The Wall Street Journal reported Friday night that a coalition of 64 organizations has filed a complaint against Harvard University, alleging that the university holds Asian applicants to a higher standard than applicants of other races.
Harvard's "holistic" admissions process — in which unquantifiable factors are heavily weighted alongside quantifiable figures such as GPAs and SAT scores — could play a role in keeping Asian representation down.
Image via Niklas Tenhaef/flickr
“Many studies have indicated that Harvard University has been engaged in systemic and continuous discrimination against Asian-Americans during its very subjective ‘Holistic’ college admissions process,” the complaint alleges.
To equal the chance of admission to other races, Asian applicants need SAT scores that are:
- 140 points higher than white applicants,
- 270 points higher than Hispanic applicants and
- 450 points higher than African-American students, according to research cited in the complaint.
The SAT is a 2400-point test on which Asians have long outscored other U.S. ethnic groups.
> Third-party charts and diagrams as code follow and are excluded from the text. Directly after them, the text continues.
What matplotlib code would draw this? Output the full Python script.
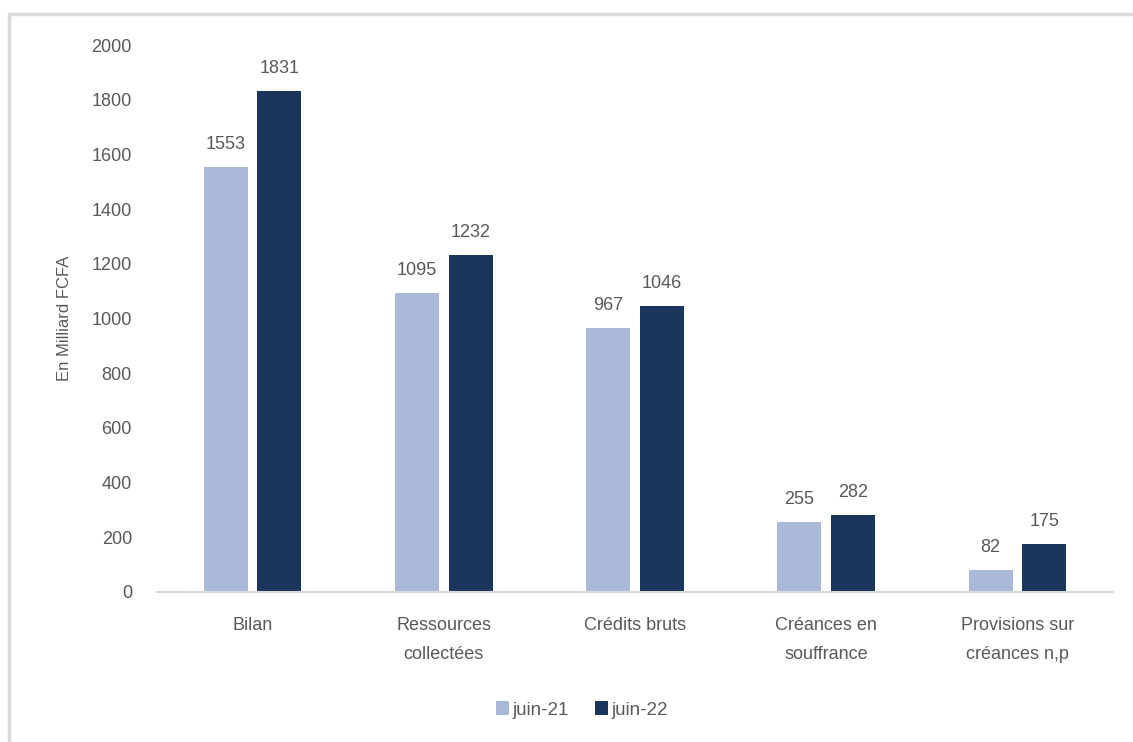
import matplotlib.pyplot as plt
import numpy as np
from matplotlib.patches import Rectangle

plt.rcParams['font.family'] = ['Liberation Sans', 'DejaVu Sans']

categories = ['Bilan', 'Ressources\ncollectées', 'Crédits bruts',
              'Créances en\nsouffrance', 'Provisions sur\ncréances n,p']
juin_21 = [1553, 1095, 967, 255, 82]
juin_22 = [1831, 1232, 1046, 282, 175]
series_names = ['juin-21', 'juin-22']

light = '#a9b9d7'
dark = '#1a365d'
grey_txt = '#595959'

fig = plt.figure(figsize=(11.33, 7.42), dpi=100)
ax = fig.add_axes([157 / 1133, 1 - 592 / 742, (1113 - 157) / 1133, (592 - 45) / 742])

x = np.arange(len(categories))
w = 0.23
off = 0.14
b1 = ax.bar(x - off, juin_21, w, color=light, label=series_names[0])
b2 = ax.bar(x + off, juin_22, w, color=dark, label=series_names[1])

for bars in (b1, b2):
    for rect in bars:
        v = rect.get_height()
        ax.annotate(f'{v:.0f}', (rect.get_x() + rect.get_width() / 2, v),
                    xytext=(0, 10), textcoords='offset points',
                    ha='center', va='bottom', fontsize=13, color=grey_txt)

ax.set_xlim(-0.5, len(categories) - 0.5)
ax.set_ylim(0, 2000)
ax.set_yticks(range(0, 2001, 200))
ax.set_xticks(x)
ax.set_xticklabels(categories, linespacing=1.95)
ax.tick_params(axis='both', length=0, labelsize=13, colors=grey_txt)
ax.tick_params(axis='x', pad=18)
ax.tick_params(axis='y', pad=18)
ax.set_ylabel('En Milliard FCFA', fontsize=12, color=grey_txt, labelpad=14)

for s in ['top', 'right', 'left']:
    ax.spines[s].set_visible(False)
ax.spines['bottom'].set_color('#d9d9d9')
ax.spines['bottom'].set_linewidth(1.5)

leg = fig.legend(loc='center', bbox_to_anchor=(582 / 1133, 1 - 710 / 742), ncol=2,
                 frameon=False, fontsize=13.5, handlelength=0.7, handleheight=0.7,
                 handletextpad=0.2, columnspacing=1.4)
for t in leg.get_texts():
    t.set_color(grey_txt)

# outer frame
fig.patches.append(Rectangle((9 / 1133, -0.1), 1.2, 1 - 14 / 742 + 0.1,
                             transform=fig.transFigure, fill=False,
                             edgecolor='#d9d9d9', linewidth=2.5))

fig.savefig('out.png', dpi=100)
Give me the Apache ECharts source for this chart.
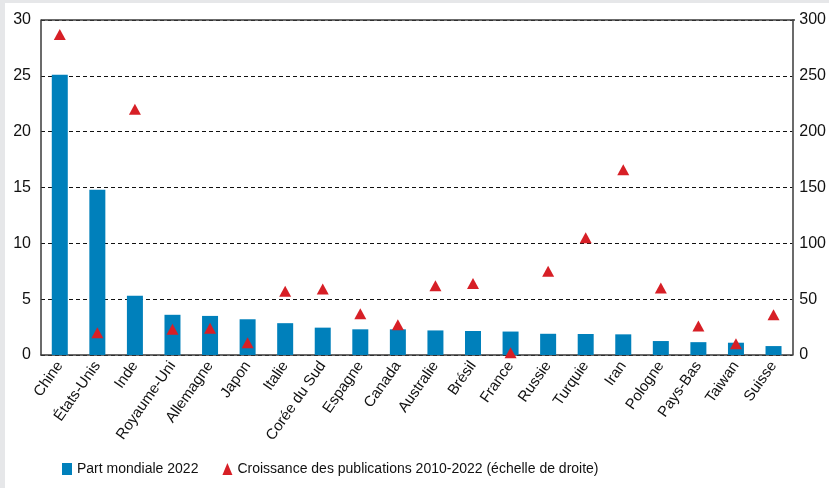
<!DOCTYPE html>
<html>
<head>
<meta charset="utf-8">
<script src="https://cdn.jsdelivr.net/npm/echarts@6/dist/echarts.min.js"></script>
<style>
  html, body { margin: 0; padding: 0; background: #e6e7e9; }
  #chart { position: absolute; left: 5px; top: 3px; width: 824px; height: 485px; background: #fff; }
</style>
</head>
<body>
<div id="chart"></div>
<script>
// Country categories
const countries = ['Chine', 'États-Unis', 'Inde', 'Royaume-Uni', 'Allemagne', 'Japon', 'Italie',
  'Corée du Sud', 'Espagne', 'Canada', 'Australie', 'Brésil', 'France', 'Russie', 'Turquie',
  'Iran', 'Pologne', 'Pays-Bas', 'Taiwan', 'Suisse'];
// World share 2022 (%), left axis
const partMondiale = [25.1, 14.8, 5.3, 3.6, 3.5, 3.2, 2.85, 2.45, 2.3, 2.3, 2.2, 2.15, 2.1,
  1.9, 1.88, 1.85, 1.25, 1.15, 1.1, 0.8];
// Publication growth 2010-2022 (%), right axis
const croissance = [287, 20, 220, 23, 24, 11, 57, 59, 37, 27, 62, 64, 2, 75, 105, 166, 60, 26, 10, 36];

const leftTicks = [0, 30, 5];
const rightTicks = [0, 300, 50];

const BLUE = '#0080bb';
const RED = '#d71f26';
const FONT = 'Liberation Sans';

const chart = echarts.init(document.getElementById('chart'), null, { renderer: 'canvas' });
chart.setOption({
  animation: false,
  textStyle: { fontFamily: FONT },
  grid: { left: 36, right: 34, top: 17, bottom: 133 },
  legend: {
    left: 52, bottom: 7,
    itemGap: 24,
    itemWidth: 10, itemHeight: 12,
    textStyle: { fontFamily: FONT, fontSize: 14, color: '#111' },
    data: [
      { name: 'Part mondiale 2022', icon: 'rect' },
      { name: 'Croissance des publications 2010-2022 (échelle de droite)', icon: 'triangle' }
    ]
  },
  xAxis: {
    type: 'category',
    data: countries,
    axisLine: { lineStyle: { color: '#3a3a3a', width: 1.5 } },
    axisTick: { show: false },
    axisLabel: { rotate: 55, fontSize: 15, color: '#111', margin: 8, interval: 0 }
  },
  yAxis: [
    {
      type: 'value', min: leftTicks[0], max: leftTicks[1], interval: leftTicks[2],
      position: 'left',
      axisLine: { show: true, lineStyle: { color: '#3a3a3a', width: 1.5 } },
      axisTick: { show: false },
      axisLabel: { fontSize: 16, color: '#111', margin: 10 },
      splitLine: { lineStyle: { color: '#111', type: [4, 3], width: 1 } }
    },
    {
      type: 'value', min: rightTicks[0], max: rightTicks[1], interval: rightTicks[2],
      position: 'right',
      axisLine: { show: true, lineStyle: { color: '#3a3a3a', width: 1.5 } },
      axisTick: { show: false },
      axisLabel: { fontSize: 16, color: '#111', margin: 7 },
      splitLine: { show: false }
    }
  ],
  series: [
    {
      name: 'Part mondiale 2022',
      type: 'bar',
      data: partMondiale,
      barWidth: 16,
      itemStyle: { color: BLUE },
      z: 2
    },
    {
      name: 'Croissance des publications 2010-2022 (échelle de droite)',
      type: 'scatter',
      yAxisIndex: 1,
      data: croissance,
      symbol: 'triangle',
      symbolSize: [12, 11],
      itemStyle: { color: RED, opacity: 1 },
      z: 3
    }
  ]
});
// top frame line
chart.setOption({
  graphic: [{
    type: 'line',
    shape: { x1: 36, y1: 17, x2: 824 - 34, y2: 17 },
    style: { stroke: '#3a3a3a', lineWidth: 1.5 }
  }]
});
</script>
</body>
</html>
Students of Asian descent currently make up roughly 21 percent of Harvard's student body, but the complaint notes that schools that use a "race-neutral" admissions process, like the California Institute of Technology, can see the Asian proportion of their student bodies rise close to 40 percent.
The complaint, filed with the U.S. Education Department’s Office for Civil Rights, requests a federal investigation and demands that Harvard “immediately cease and desist from using stereotypes, racial biases and other discriminatory means in evaluating Asian-American applicants.”
The complaint comes just a day after a different coalition of Asian, Native Hawaiian and Pacific Islander groups issued a statement in support of affirmative action.